(begin)

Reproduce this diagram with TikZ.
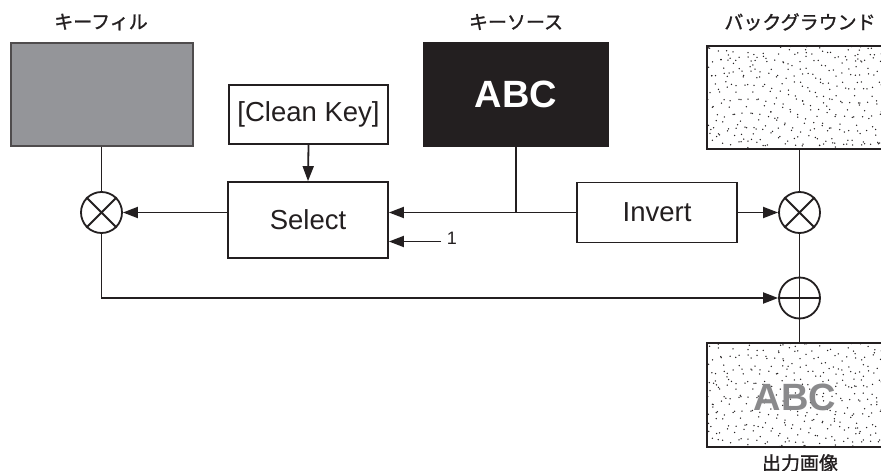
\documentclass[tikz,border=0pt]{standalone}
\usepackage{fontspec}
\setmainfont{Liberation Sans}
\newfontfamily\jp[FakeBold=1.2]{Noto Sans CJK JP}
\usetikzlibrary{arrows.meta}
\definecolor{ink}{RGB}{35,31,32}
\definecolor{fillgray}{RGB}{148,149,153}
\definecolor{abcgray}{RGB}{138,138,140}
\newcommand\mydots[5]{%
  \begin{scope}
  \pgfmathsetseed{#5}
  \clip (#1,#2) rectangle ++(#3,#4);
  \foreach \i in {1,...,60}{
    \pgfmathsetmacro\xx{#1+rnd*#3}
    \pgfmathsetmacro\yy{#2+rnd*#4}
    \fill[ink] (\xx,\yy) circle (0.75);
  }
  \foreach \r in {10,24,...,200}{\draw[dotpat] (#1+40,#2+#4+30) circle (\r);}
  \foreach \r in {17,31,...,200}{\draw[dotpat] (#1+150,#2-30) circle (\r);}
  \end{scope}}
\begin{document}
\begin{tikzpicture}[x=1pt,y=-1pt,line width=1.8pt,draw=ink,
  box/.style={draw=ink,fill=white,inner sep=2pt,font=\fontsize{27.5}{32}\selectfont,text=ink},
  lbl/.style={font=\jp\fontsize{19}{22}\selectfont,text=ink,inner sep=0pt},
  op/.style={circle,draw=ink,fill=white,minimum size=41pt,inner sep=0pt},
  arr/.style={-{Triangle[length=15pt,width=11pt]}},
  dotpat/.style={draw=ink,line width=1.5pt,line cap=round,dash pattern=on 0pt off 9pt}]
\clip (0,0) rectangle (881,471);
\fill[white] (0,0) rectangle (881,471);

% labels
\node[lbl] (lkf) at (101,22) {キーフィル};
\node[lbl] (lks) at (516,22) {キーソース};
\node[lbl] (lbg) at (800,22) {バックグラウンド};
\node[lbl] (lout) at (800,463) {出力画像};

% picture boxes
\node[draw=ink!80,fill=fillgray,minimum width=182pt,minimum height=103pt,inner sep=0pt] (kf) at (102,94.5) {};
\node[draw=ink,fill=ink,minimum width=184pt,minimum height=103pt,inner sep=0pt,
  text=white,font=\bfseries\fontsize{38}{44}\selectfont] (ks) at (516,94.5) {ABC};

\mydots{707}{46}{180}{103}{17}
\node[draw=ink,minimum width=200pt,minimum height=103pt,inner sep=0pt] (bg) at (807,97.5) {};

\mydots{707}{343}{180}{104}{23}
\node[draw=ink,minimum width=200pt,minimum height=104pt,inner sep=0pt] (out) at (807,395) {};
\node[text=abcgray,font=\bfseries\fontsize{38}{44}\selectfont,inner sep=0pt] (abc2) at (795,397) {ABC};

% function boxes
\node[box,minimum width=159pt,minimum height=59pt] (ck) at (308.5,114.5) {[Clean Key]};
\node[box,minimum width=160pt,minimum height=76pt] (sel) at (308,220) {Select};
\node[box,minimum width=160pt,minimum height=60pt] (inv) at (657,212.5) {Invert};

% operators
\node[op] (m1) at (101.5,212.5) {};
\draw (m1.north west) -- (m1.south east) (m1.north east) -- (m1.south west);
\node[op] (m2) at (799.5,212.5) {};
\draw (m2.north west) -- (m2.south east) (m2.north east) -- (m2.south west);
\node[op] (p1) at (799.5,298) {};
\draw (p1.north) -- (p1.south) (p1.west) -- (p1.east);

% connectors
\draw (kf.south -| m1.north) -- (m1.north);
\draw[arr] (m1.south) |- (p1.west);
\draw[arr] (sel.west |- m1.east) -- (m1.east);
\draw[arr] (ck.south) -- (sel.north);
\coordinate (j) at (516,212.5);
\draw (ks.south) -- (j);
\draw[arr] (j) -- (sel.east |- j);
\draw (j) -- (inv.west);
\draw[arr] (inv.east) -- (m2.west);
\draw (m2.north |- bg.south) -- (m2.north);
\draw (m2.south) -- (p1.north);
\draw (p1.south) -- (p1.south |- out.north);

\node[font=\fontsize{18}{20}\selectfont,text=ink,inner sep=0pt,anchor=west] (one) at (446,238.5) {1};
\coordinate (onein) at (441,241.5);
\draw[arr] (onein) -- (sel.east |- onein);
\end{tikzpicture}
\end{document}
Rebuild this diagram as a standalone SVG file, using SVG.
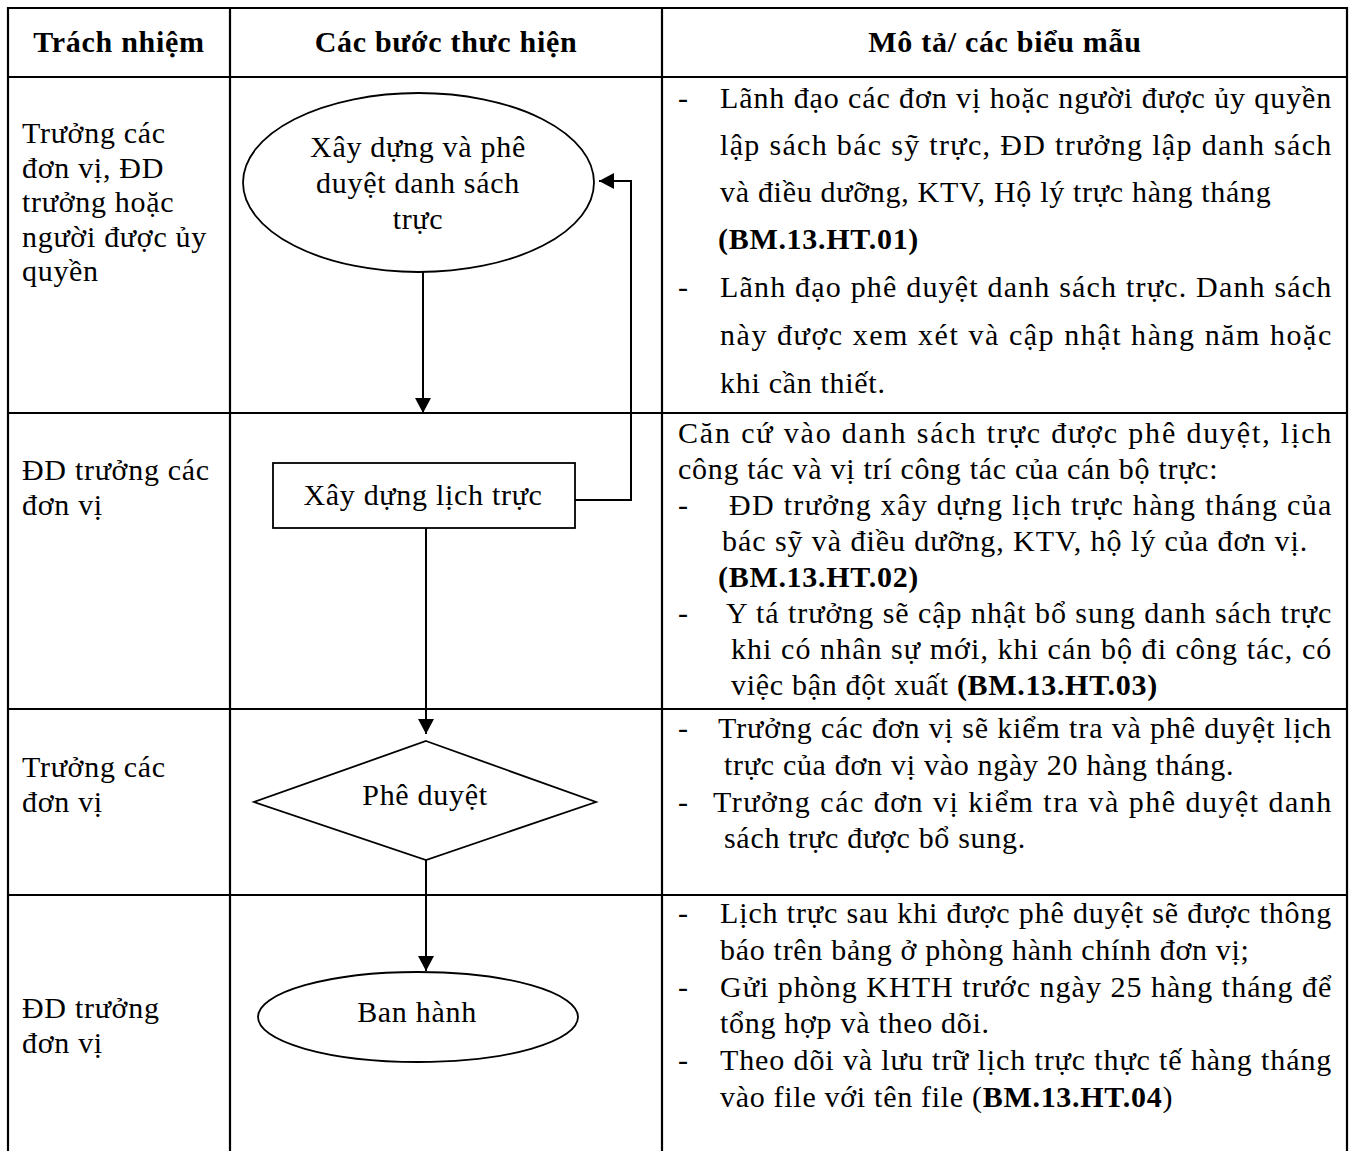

(end)

*WHAT THE TASK ASKS:*
Gather each line from the listing above that holds "this".

*FINAL RESULT:*
Reproduce this diagram with TikZ.
Rebuild this diagram as a standalone SVG file, using SVG.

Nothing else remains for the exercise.